● What is asked: Return the records word for word. Any pictures in them are not part of the copy.

(Extracted records)

────────

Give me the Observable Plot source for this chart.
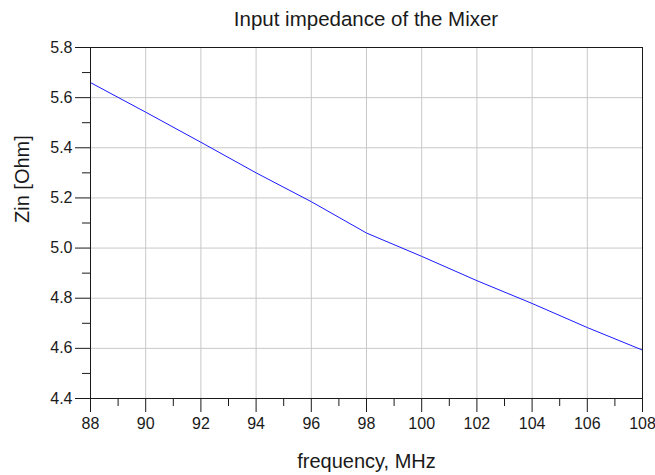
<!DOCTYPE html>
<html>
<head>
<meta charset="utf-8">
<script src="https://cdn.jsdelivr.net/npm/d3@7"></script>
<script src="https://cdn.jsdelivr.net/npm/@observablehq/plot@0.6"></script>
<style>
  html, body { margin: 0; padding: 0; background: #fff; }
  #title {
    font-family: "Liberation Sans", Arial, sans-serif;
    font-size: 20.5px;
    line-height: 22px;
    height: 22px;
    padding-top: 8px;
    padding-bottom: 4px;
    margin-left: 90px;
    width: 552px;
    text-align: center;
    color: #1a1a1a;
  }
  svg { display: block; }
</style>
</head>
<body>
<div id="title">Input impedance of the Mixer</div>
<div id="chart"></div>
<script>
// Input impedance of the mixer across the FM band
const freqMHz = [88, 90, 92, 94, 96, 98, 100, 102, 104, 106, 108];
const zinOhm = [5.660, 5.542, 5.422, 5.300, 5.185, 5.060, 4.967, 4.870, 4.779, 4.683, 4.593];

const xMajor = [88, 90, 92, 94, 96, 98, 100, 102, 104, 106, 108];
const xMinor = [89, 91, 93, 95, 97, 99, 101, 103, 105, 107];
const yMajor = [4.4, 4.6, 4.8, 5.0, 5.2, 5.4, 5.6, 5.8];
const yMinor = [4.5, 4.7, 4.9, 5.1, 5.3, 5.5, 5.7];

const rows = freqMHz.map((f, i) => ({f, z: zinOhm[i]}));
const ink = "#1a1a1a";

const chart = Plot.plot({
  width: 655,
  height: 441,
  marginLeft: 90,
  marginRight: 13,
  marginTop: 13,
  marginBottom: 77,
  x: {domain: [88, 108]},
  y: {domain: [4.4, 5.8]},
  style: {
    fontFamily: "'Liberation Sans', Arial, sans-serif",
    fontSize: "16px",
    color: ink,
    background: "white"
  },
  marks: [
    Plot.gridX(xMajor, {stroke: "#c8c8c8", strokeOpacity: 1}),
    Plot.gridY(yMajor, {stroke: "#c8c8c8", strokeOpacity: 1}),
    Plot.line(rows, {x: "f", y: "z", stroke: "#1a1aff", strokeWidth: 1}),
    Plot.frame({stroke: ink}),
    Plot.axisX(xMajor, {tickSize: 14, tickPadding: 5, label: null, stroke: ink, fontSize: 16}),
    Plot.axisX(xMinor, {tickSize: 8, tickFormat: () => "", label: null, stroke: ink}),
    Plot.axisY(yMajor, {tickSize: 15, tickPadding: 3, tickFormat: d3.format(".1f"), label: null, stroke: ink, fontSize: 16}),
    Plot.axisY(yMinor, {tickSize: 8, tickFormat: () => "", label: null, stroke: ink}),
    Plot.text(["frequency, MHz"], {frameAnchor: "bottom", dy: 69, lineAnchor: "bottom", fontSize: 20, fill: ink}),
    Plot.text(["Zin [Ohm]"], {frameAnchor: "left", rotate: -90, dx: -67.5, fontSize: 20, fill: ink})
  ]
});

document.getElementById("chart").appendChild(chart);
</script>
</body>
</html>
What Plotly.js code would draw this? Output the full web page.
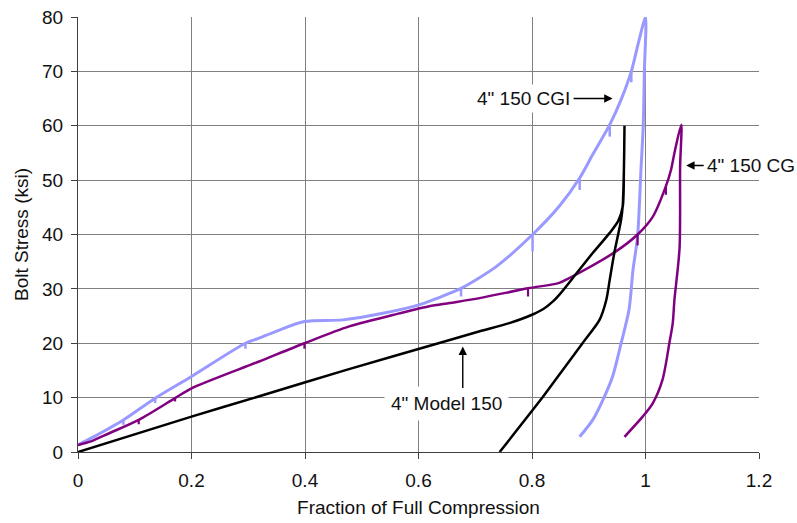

────────

● Answer:
Give me the Observable Plot source for this chart.
<!DOCTYPE html>
<html>
<head>
<meta charset="utf-8">
<script src="https://cdn.jsdelivr.net/npm/d3@7"></script>
<script src="https://cdn.jsdelivr.net/npm/@observablehq/plot@0.6"></script>
<style>
  html, body { margin: 0; padding: 0; background: #fff; }
  #title {
    font-family: "Liberation Sans", Arial, sans-serif;
    font-size: 20.5px;
    line-height: 22px;
    height: 22px;
    padding-top: 8px;
    padding-bottom: 4px;
    margin-left: 90px;
    width: 552px;
    text-align: center;
    color: #1a1a1a;
  }
  svg { display: block; }
</style>
</head>
<body>
<div id="title">Input impedance of the Mixer</div>
<div id="chart"></div>
<script>
// Input impedance of the mixer across the FM band
const freqMHz = [88, 90, 92, 94, 96, 98, 100, 102, 104, 106, 108];
const zinOhm = [5.660, 5.542, 5.422, 5.300, 5.185, 5.060, 4.967, 4.870, 4.779, 4.683, 4.593];

const xMajor = [88, 90, 92, 94, 96, 98, 100, 102, 104, 106, 108];
const xMinor = [89, 91, 93, 95, 97, 99, 101, 103, 105, 107];
const yMajor = [4.4, 4.6, 4.8, 5.0, 5.2, 5.4, 5.6, 5.8];
const yMinor = [4.5, 4.7, 4.9, 5.1, 5.3, 5.5, 5.7];

const rows = freqMHz.map((f, i) => ({f, z: zinOhm[i]}));
const ink = "#1a1a1a";

const chart = Plot.plot({
  width: 655,
  height: 441,
  marginLeft: 90,
  marginRight: 13,
  marginTop: 13,
  marginBottom: 77,
  x: {domain: [88, 108]},
  y: {domain: [4.4, 5.8]},
  style: {
    fontFamily: "'Liberation Sans', Arial, sans-serif",
    fontSize: "16px",
    color: ink,
    background: "white"
  },
  marks: [
    Plot.gridX(xMajor, {stroke: "#c8c8c8", strokeOpacity: 1}),
    Plot.gridY(yMajor, {stroke: "#c8c8c8", strokeOpacity: 1}),
    Plot.line(rows, {x: "f", y: "z", stroke: "#1a1aff", strokeWidth: 1}),
    Plot.frame({stroke: ink}),
    Plot.axisX(xMajor, {tickSize: 14, tickPadding: 5, label: null, stroke: ink, fontSize: 16}),
    Plot.axisX(xMinor, {tickSize: 8, tickFormat: () => "", label: null, stroke: ink}),
    Plot.axisY(yMajor, {tickSize: 15, tickPadding: 3, tickFormat: d3.format(".1f"), label: null, stroke: ink, fontSize: 16}),
    Plot.axisY(yMinor, {tickSize: 8, tickFormat: () => "", label: null, stroke: ink}),
    Plot.text(["frequency, MHz"], {frameAnchor: "bottom", dy: 69, lineAnchor: "bottom", fontSize: 20, fill: ink}),
    Plot.text(["Zin [Ohm]"], {frameAnchor: "left", rotate: -90, dx: -67.5, fontSize: 20, fill: ink})
  ]
});

document.getElementById("chart").appendChild(chart);
</script>
</body>
</html>
What Plotly.js code would draw this? Output the full web page.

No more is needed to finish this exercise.